Business

The incredible story of Mrs B

“If you took the Fortune 500 CEOs and I gave you first draft pick on 10 of them – I’d put them in competition with Mrs B. She’d win.”

This is what billionaire investor Warren Buffett told Charlie Rose in a 2006 interview when speaking about Rose Blumkin – aka Mrs B.

Blumkin had no education and spoke no English, yet managed to start a retail empire and inspire a revered businessman like Buffett in the process.

At the age of 23, Belarus-born Mrs B immigrated from Russia to the US in 1917 after managing to talk her way past a border guard. 

When she arrived in the US, she had no formal education and did not know a word of English. 

A young Mrs B

However, this did not stop her from starting her own used clothing store. 

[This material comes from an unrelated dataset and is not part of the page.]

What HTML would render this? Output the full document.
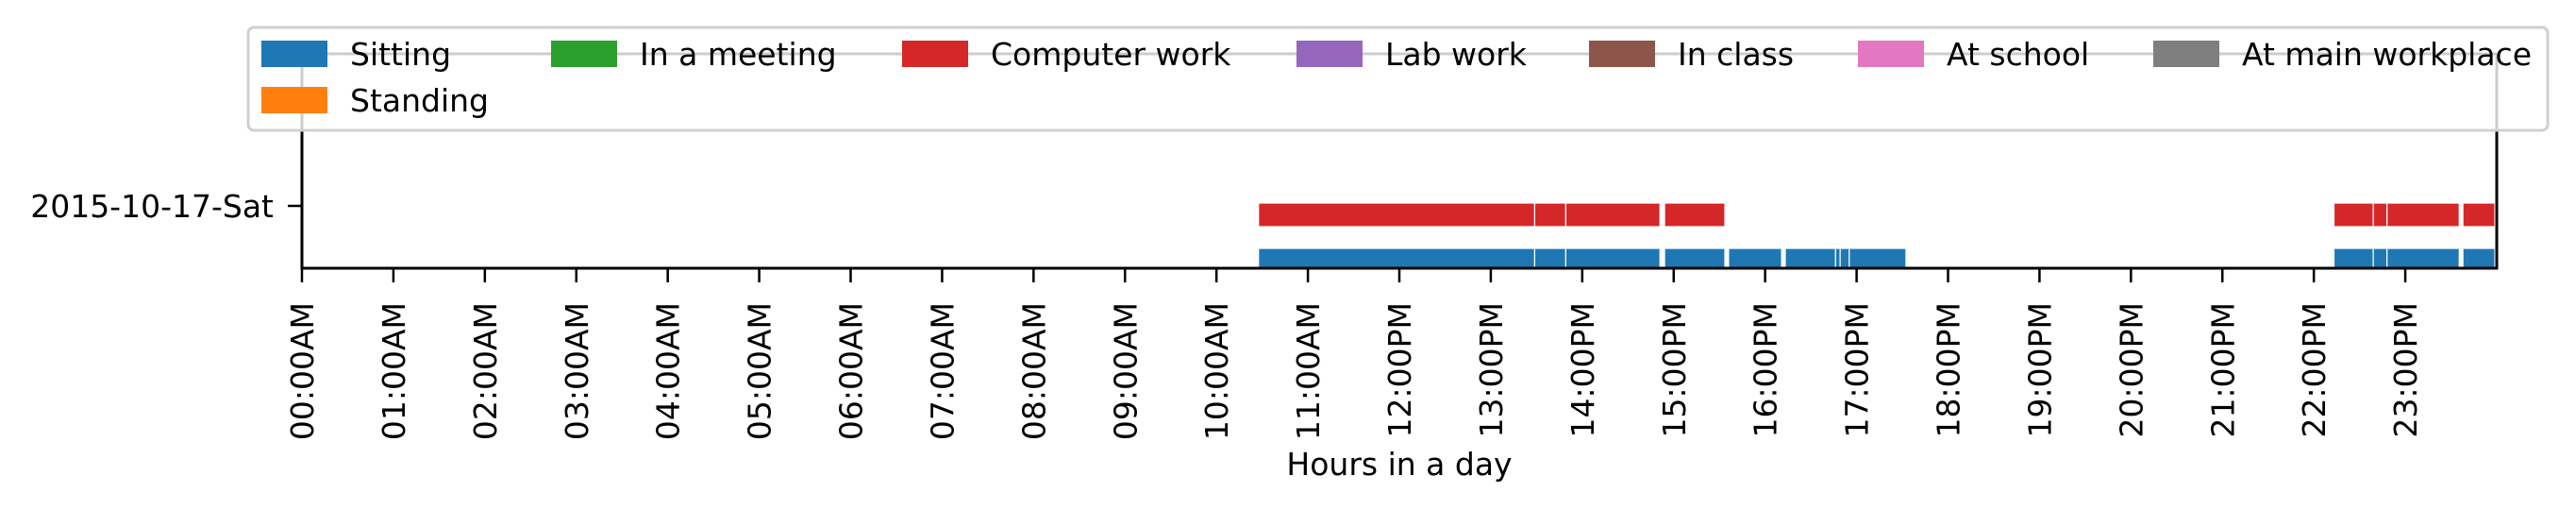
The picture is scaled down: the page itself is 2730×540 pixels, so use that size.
<!DOCTYPE html>
<html><head><meta charset="utf-8"><style>
html,body{margin:0;padding:0;background:#fff;}
svg{display:block;font-family:"DejaVu Sans","Liberation Sans",sans-serif;}
</style></head><body>
<svg id="chart" width="2730" height="540" viewBox="0 0 2730 540" xmlns="http://www.w3.org/2000/svg">
<g id="plot"></g>
<g id="axes"></g>
<g id="legend"></g>
</svg>
<script>
const categories = ["2015-10-17-Sat"];
const sittingSegments = [[10.46,13.48],[13.48,13.82],[13.82,14.85],[14.90,15.56],[15.60,16.18],[16.22,16.77],[16.77,16.82],[16.82,16.92],[16.92,17.54],[22.22,22.65],[22.65,22.80],[22.80,23.59],[23.63,23.98]];
const computerSegments = [[10.46,13.48],[13.48,13.82],[13.82,14.85],[14.90,15.56],[22.22,22.65],[22.65,22.80],[22.80,23.59],[23.63,23.98]];
const hourTicks = [0,1,2,3,4,5,6,7,8,9,10,11,12,13,14,15,16,17,18,19,20,21,22,23];
const tickLabels = ["00:00AM","01:00AM","02:00AM","03:00AM","04:00AM","05:00AM","06:00AM","07:00AM","08:00AM","09:00AM","10:00AM","11:00AM","12:00PM","13:00PM","14:00PM","15:00PM","16:00PM","17:00PM","18:00PM","19:00PM","20:00PM","21:00PM","22:00PM","23:00PM"];
const legendNames = ["Sitting","In a meeting","Computer work","Lab work","In class","At school","At main workplace","Standing"];
const legendColors = ["#1f77b4","#2ca02c","#d62728","#9467bd","#8c564b","#e377c2","#7f7f7f","#ff7f0e"];

const NS="http://www.w3.org/2000/svg";
const L=320,R=2646,T=57,B=284;
function x(h){return L+h*(R-L)/24;}
function mk(tag,attrs,parent){const e=document.createElementNS(NS,tag);for(const k in attrs)e.setAttribute(k,attrs[k]);parent.appendChild(e);return e;}
const plot=document.getElementById('plot'),axes=document.getElementById('axes'),leg=document.getElementById('legend');

function drawSeries(segs,y0,y1,color,name){
  segs.forEach((s,i)=>{
    const r=mk('rect',{x:x(s[0]),y:y0,width:x(s[1])-x(s[0]),height:y1-y0,fill:color,stroke:'#fff','stroke-width':1.2},plot);
    
    
  });
}
drawSeries(computerSegments,215,240,'#d62728','computer-work');
drawSeries(sittingSegments,263,284,'#1f77b4','sitting');

[[L,T,L,B],[L,B,R,B],[R,T,R,B],[L,T,R,T]].forEach((p,i)=>{
  const ln=mk('line',{x1:p[0],y1:p[1],x2:p[2],y2:p[3],stroke:'#000','stroke-width':3,'stroke-linecap':'square'},axes);
  
  
});
categories.forEach((c,i)=>{
  const yy=218;
  const t=mk('line',{x1:L-15,y1:yy,x2:L,y2:yy,stroke:'#000','stroke-width':2.5},axes);
  
  
  const tx=mk('text',{x:L-30,y:yy+12,'text-anchor':'end','font-size':33,fill:'#000'},axes);
  tx.textContent=c;
  
  
});
hourTicks.forEach((h,i)=>{
  const xx=x(h);
  const t=mk('line',{x1:xx,y1:B,x2:xx,y2:B+15,stroke:'#000','stroke-width':2.5},axes);
  
  
  const tx=mk('text',{x:0,y:0,'text-anchor':'end','font-size':33,fill:'#000',transform:`translate(${xx+12},${B+36}) rotate(-90)`},axes);
  tx.textContent=tickLabels[i];
  
  
});
const xl=mk('text',{x:(L+R)/2,y:503,'text-anchor':'middle','font-size':33,fill:'#000'},axes);
xl.textContent='Hours in a day';



const box=mk('rect',{x:263,y:29,width:2437,height:109,rx:6,fill:'#fff','fill-opacity':0.8,stroke:'#d0d0d0','stroke-width':3},leg);


const colX=[277,584,956,1374,1684,1969,2282];
legendNames.forEach((n,i)=>{
  const col=i%7,row=Math.floor(i/7);
  const px=colX[col],cy=row?106:57;
  const g=mk('g',{},leg);
  
  
  mk('rect',{x:px,y:cy-14,width:70,height:28,fill:legendColors[i]},g);
  const t=mk('text',{x:px+94,y:cy+12,'font-size':33,fill:'#000'},g);
  t.textContent=n;
});
</script>
</body></html>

She learned English from her daughter, who would come home after school and teach her mother all the words she had learned that day.

After 20 years of running a clothing store and using the money to put her daughter through school, she managed to save up $500.

With this money – which would be worth $10,388 today – she realised her dream of opening a used furniture store.

She named it Nebraska Furniture Mart and quickly made a name for herself and her business by offering competitive prices – much to the dismay of bigger retail stores.

It was not done without effort, however. Mrs B, when faced with financial constraints, would sometimes sell the furniture and appliances from her home to pay back creditors.

When the big retailers realised that they could not compete with Mrs B’s prices, they threw lawsuit after lawsuit her way and pressured manufacturers not to sell to her. 

Despite their best efforts, Mrs B continued to source and sell products at prices big retailers simply could not compete with. She even sold a rug to one of the judges in a fair trade lawsuit – which she won. 

In 1983, Nebraska Furniture Mart generated over $100 million in annual sales out of only one store, giving every furniture store in the US a run for its money.

Mrs B’s motto was “sell cheap, tell the truth, don’t cheat nobody”.

In 1983, this store – and its impressive owner – caught Buffett’s eye. His company Berkshire Hathaway bought a 90% share of the company for $60 million.

A simple handshake between Warren Buffett and Mrs B seals the $60 million deal.

“They buy brilliantly, they operate at expense ratios competitors don’t even dream about, and they then pass on to their customers much of the savings,” Buffett told Berkshire Hathaway’s shareholders in a 1983 letter.

“It’s the ideal business – one built upon exceptional value to the customer that, in turn, translates into exceptional economics for its owners.”

Although Mrs B retired shortly after this sale, she was not gone for long. 

She returned to the world of business at the age of 96, only three months after retiring. She started a rival furniture store – Mrs B’s Clearance and Factory Outlet – directly across the street from Nebraska Furniture Mart.

Mrs B worked until she was 103

Buffett told his shareholders in that letter, “One question I always ask myself in appraising a business is how I would like, assuming I had ample capital and skilled personnel, to compete with it. I’d rather wrestle grizzlies than compete with Mrs B and her progeny.”

It explains why, a year after this new business became profitable in 1991, Berkshire Hathaway also acquired Mrs B’s Clearance and Factory Outlet.

Blumkin continued to be a part of the store’s day-to-day operations for the next seven years until shortly before she passed away at the age of 104.